Hassan al-Err is the head of a family of seven who are preparing to move into a mud house UNRWA has built in the Gaza Strip. UNRWA has resorted to building with mud because other building materials are not available.

The two-bedroom house in Jabalia, north of Gaza City, is an improvement on the tent in which the 67-year-old Hassan had been living with his family - next to the rubble of their former home. The family’s home was one of 4,036 houses in Gaza which were totally destroyed or damaged beyond repair last year in Israel’s 23-day military operation.

Rebuilding impossible

Since then, rebuilding has been almost impossible because Israel does not allow construction materials such as cement and steel into the Strip, saying they could be used for military purposes.

“I can’t forget how hard the past year has been for me and my family living in a tent in the cold winter and the hot summer,” Hassan explains. “Of course a mud house is much better than a tent, although it’s not a real solution because I can’t build another flat on top of it for my two married sons who live in a rented house in Jabalia town.”

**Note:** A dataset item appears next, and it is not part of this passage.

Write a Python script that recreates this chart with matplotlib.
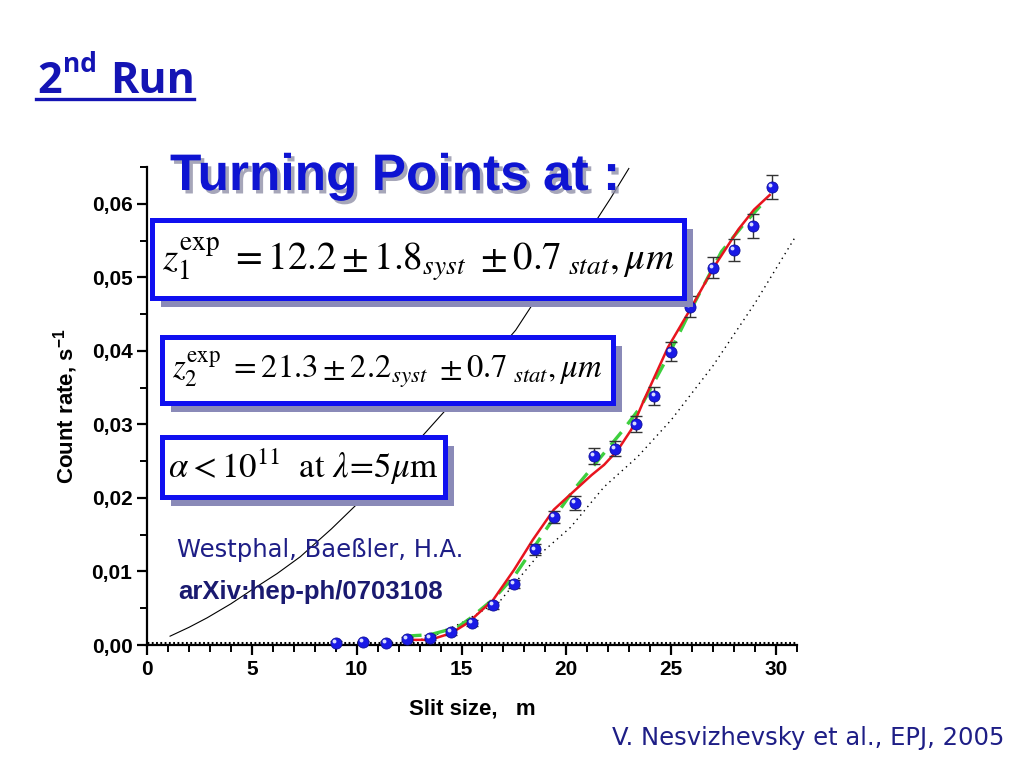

UNRWA hopes to build around 120 mud brick houses for dozens of homeless families in the next few months in the Strip. Each house costs about US$10,000 and takes three months to build.

Better conditions

While not a long-term solution for homeless families, the mud houses offer better conditions than tents or partially destroyed buildings. They also provide employment for people UNRWA is training to make mud bricks and homes.

International donors pledged US$4.5 billion in aid for the Palestinian Authority, much of it specifically for Gaza, at a conference in Egypt in March 2009, but little has made its way to the Strip because of the continuing blockade and bitter Palestinian divisions between political parties Hamas and Fatah.